ROLLING GOVERNMENT SERIES 1, SHORT TREASURY PORTFOLIO
Rolling Government Series 1, Short Treasury Portfolio ("Rolling Government
Series 1") was formed for the purpose of providing safety of capital as is
consistent with current income and current monthly distributions of
interest through an investment in a portfolio of U.S. Treasury Obligations
that are backed by the full faith and credit of the United States
government.  Rolling Government Series 1 was also formed for the purpose of
passing through to Unitholders in all states the exemption from state
personal income taxes afforded to direct owners of U.S. obligations. 
Rolling Government Series 1 also seeks to provide an extendible investment
by quarterly reinvesting, until approximately January 1998 (the "Extension
Period"), the proceeds of maturing U.S. Treasury Obligations into new U.S.
Treasury securities ("Extension Securities") with maturities of
approximately one year.  This reinvestment strategy is designed to produce
a higher overall yield than shorter-term investments with less price
volatility than longer-term investments.  Rolling Government Series 1 was
designed to maintain a short dollar-weighted maturity, no greater than
approximately 8 months.  The value of the Units, the estimated current
return and estimated long-term return to new purchasers will fluctuate with
the value of the Securities included in the portfolio which will generally
increase or decrease inversely with changes in interest rates.
Extensions - The Trust's portfolio consists of U.S. Treasury Obligations
with "laddered" maturities such that approximately 25% of the portfolio
matures every three months.  The Sponsor is authorized to direct the
reinvestment of the proceeds of each maturing Security into Extension
Securities (an "Extension").  Extensions of approximately 25% of the
portfolio at each maturity of Securities will continue through the
Extension Period and, assuming the Trust does not terminate prior thereto,
it is anticipated that Extensions will continue until principal
distributions commence in 1998.
Extension Securities are Securities (i) issued by the U.S. Treasury; (ii)
with a fixed maturity date that is within one month of the first
anniversary of the maturity date of the Security the proceeds of which are
being reinvested in the Extension Security; (iii) purchased at par or, in
order of preference, at a discount to, or premium over par, as close to par
as practicable; and (iv) that are not when, as and if issued obligations. 
The purchase of Extension Securities shall not disqualify the Trust as a
"regulated investment company" under the Internal Revenue Code.

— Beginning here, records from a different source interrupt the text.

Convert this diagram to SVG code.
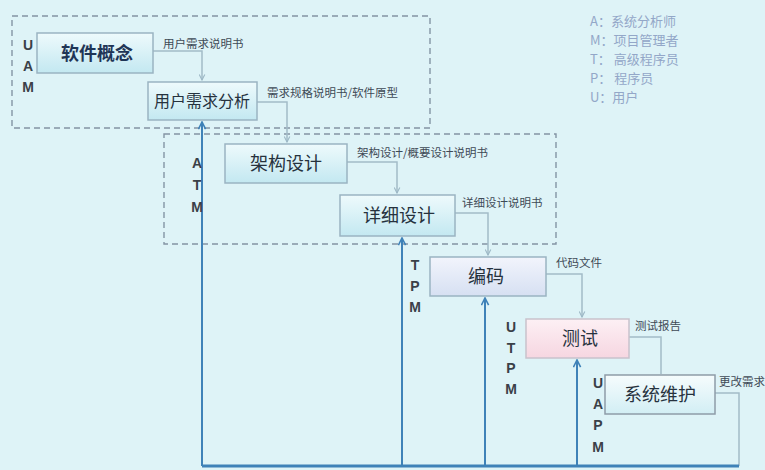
<svg xmlns="http://www.w3.org/2000/svg" width="765" height="470" viewBox="0 0 765 470">
<defs>
<linearGradient id="gBlue" x1="0" y1="0" x2="0" y2="1"><stop offset="0" stop-color="#eefafc"/><stop offset="1" stop-color="#c3e8f1"/></linearGradient>
<linearGradient id="gLav" x1="0" y1="0" x2="0" y2="1"><stop offset="0" stop-color="#f2f4fc"/><stop offset="1" stop-color="#d6e0f2"/></linearGradient>
<linearGradient id="gPink" x1="0" y1="0" x2="0" y2="1"><stop offset="0" stop-color="#fdf0f4"/><stop offset="1" stop-color="#f6d6e1"/></linearGradient>
<linearGradient id="gWhite" x1="0" y1="0" x2="0" y2="1"><stop offset="0" stop-color="#f6fcfd"/><stop offset="1" stop-color="#d2eef4"/></linearGradient>
<marker id="aGray" viewBox="0 0 10 10" refX="9" refY="5" markerWidth="7" markerHeight="7" orient="auto" markerUnits="userSpaceOnUse"><path d="M1,1 L9,5 L1,9" fill="none" stroke="#9db8c6" stroke-width="1.6"/></marker>
<marker id="aBlue" viewBox="0 0 10 10" refX="9" refY="5" markerWidth="9" markerHeight="9" orient="auto" markerUnits="userSpaceOnUse"><path d="M1,1 L9,5 L1,9" fill="none" stroke="#3f82b8" stroke-width="1.8"/></marker>
</defs>
<style>
.box{stroke:#9ab4c2;stroke-width:1.5}
.bt{font-family:"Noto Sans CJK SC",sans-serif;font-size:18px;fill:#26323e;text-anchor:middle}
.lbl{font-family:"Noto Sans CJK SC",sans-serif;font-size:11.5px;fill:#3e4a56}
.role{font-family:"Liberation Sans",Arial,sans-serif;font-size:14px;font-weight:bold;fill:#3a4048;text-anchor:middle}
.leg{font-family:"Noto Sans CJK SC",sans-serif;font-size:13px;fill:#93a7c8}
.dash{fill:none;stroke:#8494a4;stroke-width:1.4;stroke-dasharray:6 4}
.con{fill:none;stroke:#a3bcc8;stroke-width:1.5}
.fb{fill:none;stroke:#3f82b8;stroke-width:2}
</style>
<rect x="0" y="0" width="765" height="470" fill="#def3f7"/>

<g id="groups">
<rect class="dash" x="12" y="16" width="418" height="112"/>
<rect class="dash" x="164" y="134" width="392" height="110"/>
</g>

<g id="connectors">
<polyline class="con" points="153,51 202,51 202,80" marker-end="url(#aGray)"/>
<polyline class="con" points="257,102 287,102 287,142" marker-end="url(#aGray)"/>
<polyline class="con" points="347,162 397,162 397,193" marker-end="url(#aGray)"/>
<polyline class="con" points="455,213 488,213 488,255" marker-end="url(#aGray)"/>
<polyline class="con" points="546,274 582,274 582,317" marker-end="url(#aGray)"/>
<polyline class="con" points="629,337 661,337 661,374"/>
<polyline class="con" points="715,393 739,393 739,466"/>
<line class="fb" x1="202" y1="466" x2="202" y2="122" marker-end="url(#aBlue)"/>
<line class="fb" x1="402" y1="466" x2="402" y2="238" marker-end="url(#aBlue)"/>
<line class="fb" x1="485" y1="466" x2="485" y2="298" marker-end="url(#aBlue)"/>
<line class="fb" x1="577" y1="466" x2="577" y2="360" marker-end="url(#aBlue)"/>
<line x1="202" y1="466" x2="739" y2="466" stroke="#3f82b8" stroke-width="3"/>
<text class="lbl" x="163" y="48">用户需求说明书</text>
<text class="lbl" x="267" y="97">需求规格说明书/软件原型</text>
<text class="lbl" x="357" y="157">架构设计/概要设计说明书</text>
<text class="lbl" x="462" y="207">详细设计说明书</text>
<text class="lbl" x="556" y="267">代码文件</text>
<text class="lbl" x="635" y="330">测试报告</text>
<text class="lbl" x="719" y="386">更改需求</text>
</g>

<g id="n-concept">
<rect class="box" x="37" y="33" width="116" height="40" fill="url(#gBlue)"/>
<text class="bt" x="97" y="60" style="font-weight:bold;fill:#1f3556">软件概念</text>
</g>
<g id="n-req">
<rect class="box" x="148" y="82" width="109" height="38" fill="url(#gBlue)"/>
<text class="bt" x="202" y="107" style="font-size:16px">用户需求分析</text>
</g>
<g id="n-arch">
<rect class="box" x="225" y="144" width="122" height="39" fill="url(#gBlue)"/>
<text class="bt" x="286" y="170">架构设计</text>
</g>
<g id="n-detail">
<rect class="box" x="340" y="195" width="115" height="41" fill="url(#gBlue)"/>
<text class="bt" x="399" y="222">详细设计</text>
</g>
<g id="n-code">
<rect class="box" x="430" y="257" width="116" height="39" fill="url(#gLav)"/>
<text class="bt" x="486" y="283">编码</text>
</g>
<g id="n-test">
<rect class="box" x="526" y="319" width="103" height="39" fill="url(#gPink)" style="stroke:#c9c2cc"/>
<text class="bt" x="580" y="345">测试</text>
</g>
<g id="n-maint">
<rect class="box" x="605" y="375" width="110" height="39" fill="url(#gWhite)" style="stroke:#8e9ca8"/>
<text class="bt" x="660" y="401">系统维护</text>
</g>

<g id="roles">
<text class="role" x="28" y="50">U</text>
<text class="role" x="28" y="71">A</text>
<text class="role" x="28" y="92">M</text>
<text class="role" x="197" y="168">A</text>
<text class="role" x="197" y="190">T</text>
<text class="role" x="197" y="212">M</text>
<text class="role" x="415" y="270">T</text>
<text class="role" x="415" y="291">P</text>
<text class="role" x="415" y="312">M</text>
<text class="role" x="511" y="332">U</text>
<text class="role" x="511" y="353">T</text>
<text class="role" x="511" y="373">P</text>
<text class="role" x="511" y="394">M</text>
<text class="role" x="598" y="388">U</text>
<text class="role" x="598" y="409">A</text>
<text class="role" x="598" y="430">P</text>
<text class="role" x="598" y="452">M</text>
</g>

<g id="legend">
<text class="leg" x="590" y="26">A：系统分析师</text>
<text class="leg" x="590" y="45">M：项目管理者</text>
<text class="leg" x="590" y="64">T：  高级程序员</text>
<text class="leg" x="590" y="83">P：  程序员</text>
<text class="leg" x="590" y="102">U：用户</text>
</g>
</svg>
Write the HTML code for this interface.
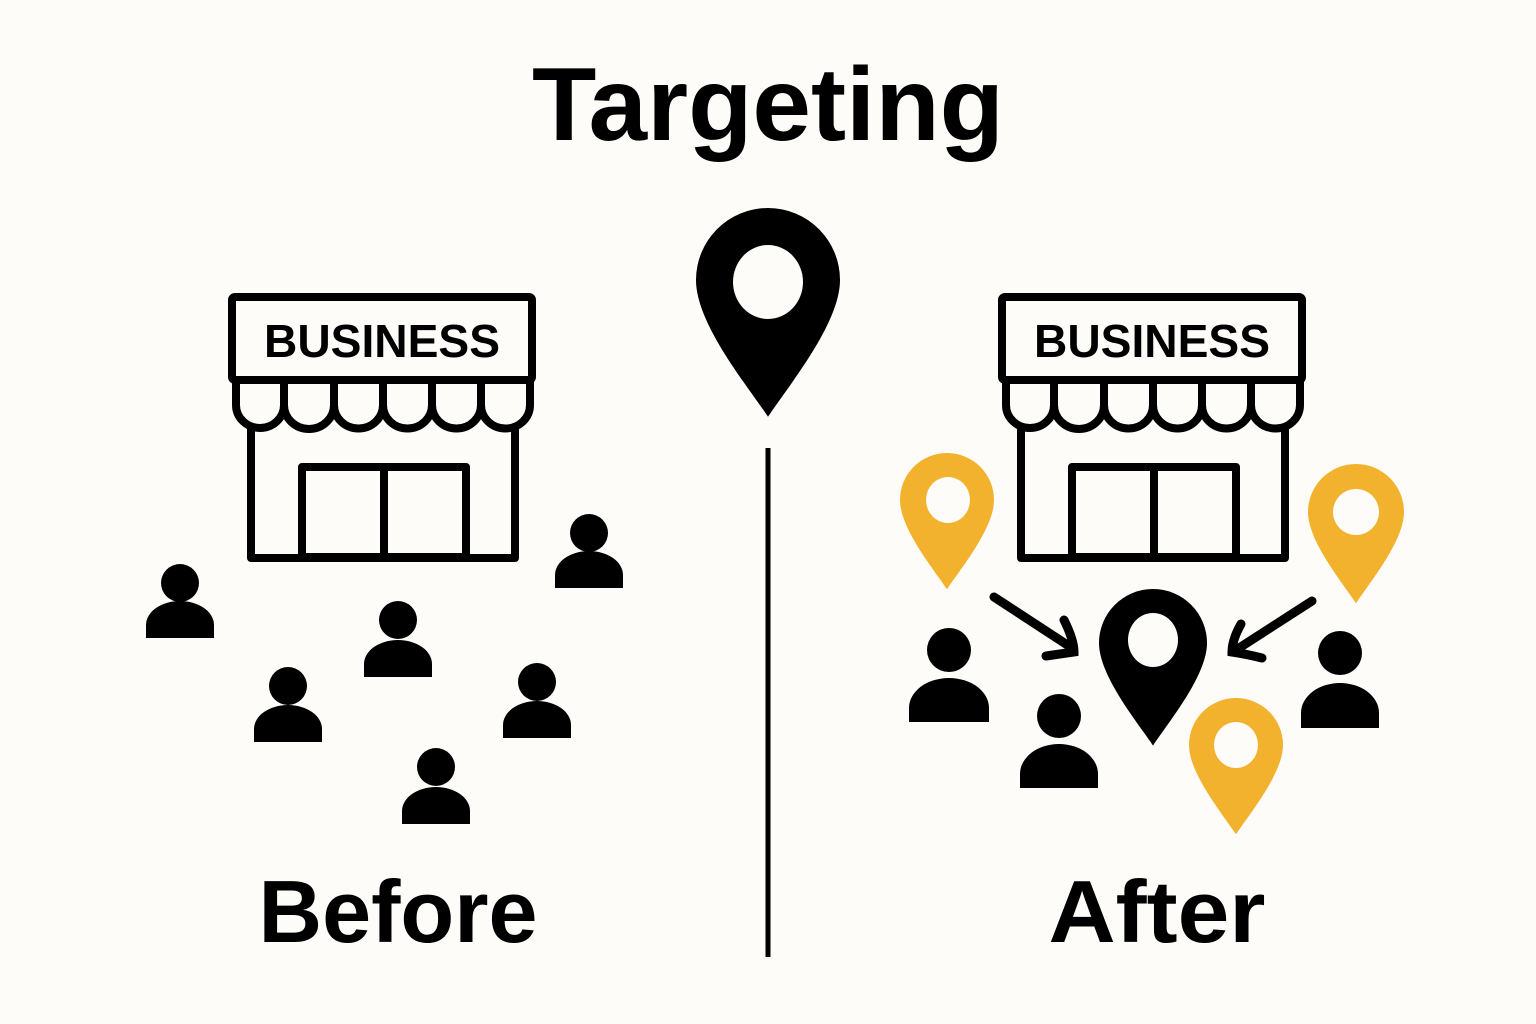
<!DOCTYPE html>
<html><head><style>body{margin:0;background:#fdfcf8}svg{display:block}</style></head><body>
<svg width="1536" height="1024" viewBox="0 0 1536 1024" xmlns="http://www.w3.org/2000/svg">
<defs>
<path id="pin" d="M0,1.9 C-0.3,1.45 -1,0.6 -1,0 A1,1 0 0 1 1,0 C1,0.6 0.3,1.45 0,1.9Z"/>
<g id="store" fill="none" stroke="#000" stroke-width="8" stroke-linejoin="round">
<rect x="232" y="297" width="300" height="83" rx="3"/>
<path d="M236,380 V405 A24,23 0 0 0 284,405 A24,23 0 0 0 334,405 A24,23 0 0 0 383,405 A24,23 0 0 0 432,405 A24,23 0 0 0 481,405 A24,23 0 0 0 530,405 V380"/>
<path d="M284,380 V405 M334,380 V405 M383,380 V405 M432,380 V405 M481,380 V405"/>
<path d="M251,426 V558 H515 V426"/>
<rect x="302" y="467" width="164" height="90"/>
<line x1="384" y1="467" x2="384" y2="557"/>
<text x="382" y="357" text-anchor="middle" font-family="Liberation Sans, sans-serif" font-weight="bold" font-size="46" textLength="236" lengthAdjust="spacingAndGlyphs" fill="#000" stroke="none">BUSINESS</text>
</g>
</defs>
<text x="768" y="140" text-anchor="middle" font-family="Liberation Sans, sans-serif" font-weight="bold" font-size="104" textLength="472" lengthAdjust="spacingAndGlyphs" fill="#000">Targeting</text>
<text x="398" y="942" text-anchor="middle" font-family="Liberation Sans, sans-serif" font-weight="bold" font-size="88" textLength="279" lengthAdjust="spacingAndGlyphs" fill="#000">Before</text>
<text x="1157" y="942" text-anchor="middle" font-family="Liberation Sans, sans-serif" font-weight="bold" font-size="88" textLength="217" lengthAdjust="spacingAndGlyphs" fill="#000">After</text>
<line x1="768" y1="448" x2="768" y2="957" stroke="#000" stroke-width="5"/>
<use href="#pin" transform="translate(768,280) scale(72)" fill="#000"/>
<ellipse cx="768" cy="282" rx="35" ry="37" fill="#fdfcf8"/>
<use href="#store"/>
<use href="#store" transform="translate(770,0)"/>
<g fill="#000">
<g transform="translate(180,583)"><circle r="19"/><path d="M-34,55 V42 A34,24 0 0 1 34,42 V55Z"/></g>
<g transform="translate(589,533)"><circle r="19"/><path d="M-34,55 V42 A34,24 0 0 1 34,42 V55Z"/></g>
<g transform="translate(398,620)"><circle r="19"/><path d="M-34,57 V44 A34,24 0 0 1 34,44 V57Z"/></g>
<g transform="translate(288,686)"><circle r="19"/><path d="M-34,56 V43 A34,24 0 0 1 34,43 V56Z"/></g>
<g transform="translate(537,682)"><circle r="19"/><path d="M-34,56 V43 A34,24 0 0 1 34,43 V56Z"/></g>
<g transform="translate(436,767)"><circle r="19"/><path d="M-34,57 V44 A34,24 0 0 1 34,44 V57Z"/></g>
<g transform="translate(949,650)"><circle r="22"/><path d="M-40,72 V58 A40,30 0 0 1 40,58 V72Z"/></g>
<g transform="translate(1059,716)"><circle r="22"/><path d="M-39,72 V58 A39,30 0 0 1 39,58 V72Z"/></g>
<g transform="translate(1340,653)"><circle r="22"/><path d="M-39,75 V60 A39,30 0 0 1 39,60 V75Z"/></g>
</g>
<g fill="#f2b22e">
<use href="#pin" transform="translate(947,500) scale(47)"/>
<use href="#pin" transform="translate(1356,512) scale(48)"/>
<use href="#pin" transform="translate(1236,745) scale(47)"/>
</g>
<g fill="#fdfcf8">
<ellipse cx="948" cy="500" rx="22" ry="23"/>
<ellipse cx="1356" cy="512" rx="23" ry="23"/>
<ellipse cx="1236" cy="745" rx="22" ry="23"/>
</g>
<use href="#pin" transform="translate(1153,643) scale(54)" fill="#000"/>
<ellipse cx="1153" cy="640" rx="25" ry="27" fill="#fdfcf8"/>
<g fill="none" stroke="#000" stroke-width="9" stroke-linecap="round">
<path d="M994,597 L1072,648"/>
<path d="M1064,620 Q1074,640 1074,652 Q1060,654 1046,656"/>
<path d="M1312,601 L1236,650"/>
<path d="M1241,624 Q1232,640 1232,652 Q1246,654 1262,658"/>
</g>
</svg>
</body></html>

The guidelines under which the Trust will purchase Extension Securities
takes into account price and maturity date.  Whenever a U.S. Treasury
security in the Trust's portfolio matures, the Sponsor will direct the
Trustee to purchase the most currently available 1-year U.S. Treasury
security at par.  If no obligations are available at par, the Sponsor will
select obligations with a price as close as possible to par.  To preserve
the Trust's par values, there will be a bias favoring discounts, when
available.  Therefore, discounted obligations will be selected so long as
the discount is not more than three times the smaller premium obligation
available.  That is, assuming no maturity differences, if there is an
obligation available at a price of $100.125, no alternative obligation will
be selected at less than $99.625.  If obligations mature at different dates
within the one month permissible, in determining which obligation to
purchase the Sponsor will increase the premium or discount of the security
by 25 cents (1/4 point) for every month away from the precise one year
maturity date of the original obligation being extended.  There will be no
attempt to delay the purchase of the Extension Securities to take advantage
of market movements.
During the Extension Period, the pro rata share of cash in the Principal
Account which has not been reinvested or committed for reinvestment will be
computed as of the 10th day of the month and distributions to the
Unitholders as of the related Record Date will be made on the 20th day of
such month.  After the Extension Period, the pro rata share of cash in the
Principal Account will also be computed as described above.  Proceeds from
the disposition of any of the Securities or amounts representing principal
on the Securities received after such Record Date and prior to the
following Distribution Date will be held in the Principal Account and not
distributed until the next Distribution Date.  The Trustee is not required
to make a distribution from the Principal Account unless the amount
available for distribution shall equal at least $1.00 per 100 Units.  See
"Distributions to Unitholders" in Part II of this Prospectus.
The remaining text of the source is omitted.